At home in South Africa, they both work on the du Preez family farm, which includes about 4,000 acres of cropland, growing corn, wheat, potatoes, soybeans, pinto and garbanzo beans. The du Preez family also raises cattle and sheep and operates a 15,000-acre game farm and family resort — with impala, kudu, eland and buffalo — hosting tours and hunts.

“I’ve been there for five years,” Nobbs says of the du Preez farm. “It’s almost like they adopted me.”

Workers at the du Preez farm also deal with plenty of farm pests, including venomous species of snakes, such as rattlesnakes, black mambas and cobras.

While the young African workers are quite familiar with crops in the Red River Valley, they’re gaining experience they can’t find at home.

“We’ve learned a lot about new methods of farming, how to make farming easier,” Nobbs says.

“This spring was the first time I used an air seeder,” du Preez says. “It was an adventure. I was nervous at first, to get the rows straight. Farming’s an adventure here.”
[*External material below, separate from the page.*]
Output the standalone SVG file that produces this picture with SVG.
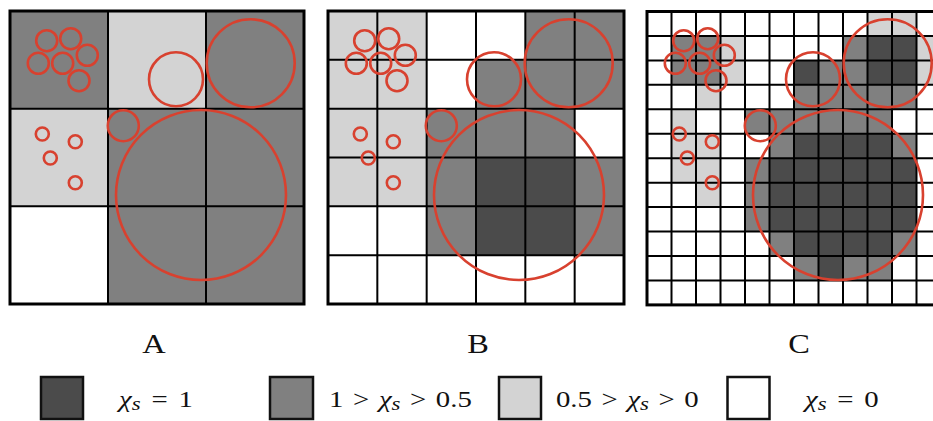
<svg xmlns="http://www.w3.org/2000/svg" xmlns:xlink="http://www.w3.org/1999/xlink" width="933" height="421" viewBox="0 0 933 421">
<style>
.d{fill:#4b4b4b}
.m{fill:#808080}
.l{fill:#d3d3d3}
.w{fill:#ffffff}
.grid{fill:none;stroke:#000;stroke-width:2}
.frame{fill:none;stroke:#000;stroke-width:3}
.ring{fill:none;stroke:#d8412f;stroke-width:2.6}
.lbl{font-family:"Liberation Serif","DejaVu Serif",serif;font-size:27px;fill:#111}
.leg{font-family:"Liberation Serif","DejaVu Serif",serif;font-size:24px;fill:#111}
.it{font-style:italic}
.sub{font-style:italic;font-size:19px}
.box{stroke:#111;stroke-width:2.5}
</style>
<defs>
<g id="bubbles">
<circle class="ring" cx="46.7" cy="40.7" r="10.5"/>
<circle class="ring" cx="70.7" cy="38.7" r="10.5"/>
<circle class="ring" cx="38.3" cy="63.3" r="10.5"/>
<circle class="ring" cx="62.7" cy="63.3" r="10.5"/>
<circle class="ring" cx="87.3" cy="55.3" r="10.5"/>
<circle class="ring" cx="79" cy="80.7" r="10.5"/>
<circle class="ring" cx="176" cy="79.3" r="27"/>
<circle class="ring" cx="250.7" cy="63.3" r="44"/>
<circle class="ring" cx="123.3" cy="125.7" r="15.5"/>
<circle class="ring" cx="201" cy="195" r="85"/>
<circle class="ring" cx="42.3" cy="134" r="6.5"/>
<circle class="ring" cx="75.3" cy="141.7" r="6.5"/>
<circle class="ring" cx="50.3" cy="158" r="6.5"/>
<circle class="ring" cx="75.3" cy="182.7" r="6.5"/>
</g>
</defs>
<rect width="933" height="421" fill="#fff"/>

<g id="panelA">
<rect class="w" x="10" y="11" width="294" height="293"/>
<rect class="m" x="10" y="11" width="98" height="97.7"/>
<rect class="l" x="108" y="11" width="98" height="97.7"/>
<rect class="m" x="206" y="11" width="98" height="97.7"/>
<rect class="l" x="10" y="108.7" width="98" height="97.6"/>
<rect class="m" x="108" y="108.7" width="196" height="195.3"/>
<path class="grid" d="M108 11V304M206 11V304M10 108.7H304M10 206.3H304"/>
<rect class="frame" x="10" y="11" width="294" height="293"/>
<use xlink:href="#bubbles" href="#bubbles"/>
</g>

<g id="panelB">
<rect class="w" x="328" y="11" width="296" height="293"/>
<rect class="l" x="328" y="11" width="98.67" height="195.33"/>
<rect class="m" x="525.33" y="11" width="98.67" height="48.83"/>
<rect class="m" x="476" y="59.83" width="148" height="48.84"/>
<rect class="m" x="426.67" y="108.67" width="148" height="48.83"/>
<rect class="m" x="426.67" y="157.5" width="49.33" height="97.67"/>
<rect class="m" x="574.67" y="157.5" width="49.33" height="97.67"/>
<rect class="d" x="476" y="157.5" width="98.67" height="97.67"/>
<path class="grid" d="M377.33 11V304M426.67 11V304M476 11V304M525.33 11V304M574.67 11V304M328 59.83H624M328 108.67H624M328 157.5H624M328 206.33H624M328 255.17H624"/>
<rect class="frame" x="328" y="11" width="296" height="293"/>
<use xlink:href="#bubbles" href="#bubbles" transform="translate(318 0)"/>
</g>

<g id="panelC">
<rect class="w" x="647" y="11.5" width="294" height="293.4"/>
<rect class="l" x="867.5" y="11.5" width="49" height="24.45"/>
<rect class="l" x="720.5" y="35.95" width="24.5" height="48.9"/>
<rect class="l" x="916.5" y="35.95" width="24.5" height="48.9"/>
<rect class="l" x="696" y="84.85" width="24.5" height="24.45"/>
<rect class="l" x="671.5" y="109.3" width="24.5" height="73.35"/>
<rect class="l" x="696" y="133.75" width="24.5" height="73.35"/>
<rect class="m" x="671.5" y="35.95" width="49" height="48.9"/>
<rect class="m" x="843" y="35.95" width="24.5" height="24.45"/>
<rect class="m" x="818.5" y="60.4" width="49" height="24.45"/>
<rect class="m" x="794" y="84.85" width="122.5" height="24.45"/>
<rect class="m" x="745" y="109.3" width="147" height="24.45"/>
<rect class="m" x="769.5" y="133.75" width="24.5" height="24.45"/>
<rect class="m" x="892" y="133.75" width="24.5" height="24.45"/>
<rect class="m" x="745" y="158.2" width="24.5" height="73.35"/>
<rect class="m" x="769.5" y="231.55" width="24.5" height="24.45"/>
<rect class="m" x="892" y="231.55" width="24.5" height="24.45"/>
<rect class="m" x="794" y="256" width="24.5" height="24.45"/>
<rect class="m" x="843" y="256" width="49" height="24.45"/>
<rect class="d" x="867.5" y="35.95" width="49" height="48.9"/>
<rect class="d" x="794" y="60.4" width="24.5" height="24.45"/>
<rect class="d" x="794" y="133.75" width="98" height="24.45"/>
<rect class="d" x="769.5" y="158.2" width="147" height="73.35"/>
<rect class="d" x="794" y="231.55" width="98" height="24.45"/>
<rect class="d" x="818.5" y="256" width="24.5" height="24.45"/>
<path class="grid" d="M671.5 11.5V304.9M696 11.5V304.9M720.5 11.5V304.9M745 11.5V304.9M769.5 11.5V304.9M794 11.5V304.9M818.5 11.5V304.9M843 11.5V304.9M867.5 11.5V304.9M892 11.5V304.9M916.5 11.5V304.9M647 35.95H941M647 60.4H941M647 84.85H941M647 109.3H941M647 133.75H941M647 158.2H941M647 182.65H941M647 207.1H941M647 231.55H941M647 256H941M647 280.45H941"/>
<rect class="frame" x="647" y="11.5" width="294" height="293.4"/>
<use xlink:href="#bubbles" href="#bubbles" transform="translate(637 0)"/>
</g>

<g id="labels" transform="scale(1.2 1)">
<text class="lbl" x="128.3" y="353" text-anchor="middle">A</text>
<text class="lbl" x="398.3" y="353" text-anchor="middle">B</text>
<text class="lbl" x="665.8" y="353" text-anchor="middle">C</text>
</g>

<g id="legend">
<rect class="box d" x="41" y="377" width="42" height="42"/>
<rect class="box m" x="270" y="377" width="43" height="42"/>
<rect class="box l" x="499" y="377" width="42" height="42"/>
<rect class="box w" x="727.5" y="377" width="42" height="42"/>
<g transform="scale(1.2 1)">
<text class="leg" x="99.2" y="407" word-spacing="3"><tspan class="it">χ</tspan><tspan class="sub" dy="3">s</tspan><tspan dy="-3"> = 1</tspan></text>
<text class="leg" x="274.2" y="407" word-spacing="2">1 &gt; <tspan class="it">χ</tspan><tspan class="sub" dy="3">s</tspan><tspan dy="-3"> &gt; 0.5</tspan></text>
<text class="leg" x="463.3" y="407" word-spacing="2">0.5 &gt; <tspan class="it">χ</tspan><tspan class="sub" dy="3">s</tspan><tspan dy="-3"> &gt; 0</tspan></text>
<text class="leg" x="670.8" y="407" word-spacing="3"><tspan class="it">χ</tspan><tspan class="sub" dy="3">s</tspan><tspan dy="-3"> = 0</tspan></text>
</g>
</g>
</svg>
In South Africa, farming is much more labor intensive, with large commercial farms employing scores or even hundreds of wage earners.

“About 90 percent of the people working on the farms have no education. They’re earning wages,” says Johan Bieterse, another young farm worker from South Africa. He adds that many farm laborers do further their education and move on to other pursuits.

More seasons

Most of the young South African workers in Walsh County now know others who have been here before. Many of them come back year after year.

Gerhard LaGrange, who works on another Lankin-area farm, has been here for 13 years.

“I live here now, for the most part,” he says.

Lankin is a town of about 100 in Walsh County, located about 65 miles northwest of Grand Forks.

“There’s a lot more opportunity here,” says Bieterse, 26, who is in his sixth year here. “The money’s good, the work is good, and the people are nice.”

In northern South Africa, where they live, their monthly wages total about 3,000 to 3,500 South African rand, or about $350 in U.S. currency, du Preez says.

In the U.S., if they work seven-day weeks during the busiest months, they can earn as much as 17 times that amount, according to Bina, who also provides lodging and some meals for the international workers.

“That’s why we enjoy it so much,” Nobbs says. “I hope I can come back next year.”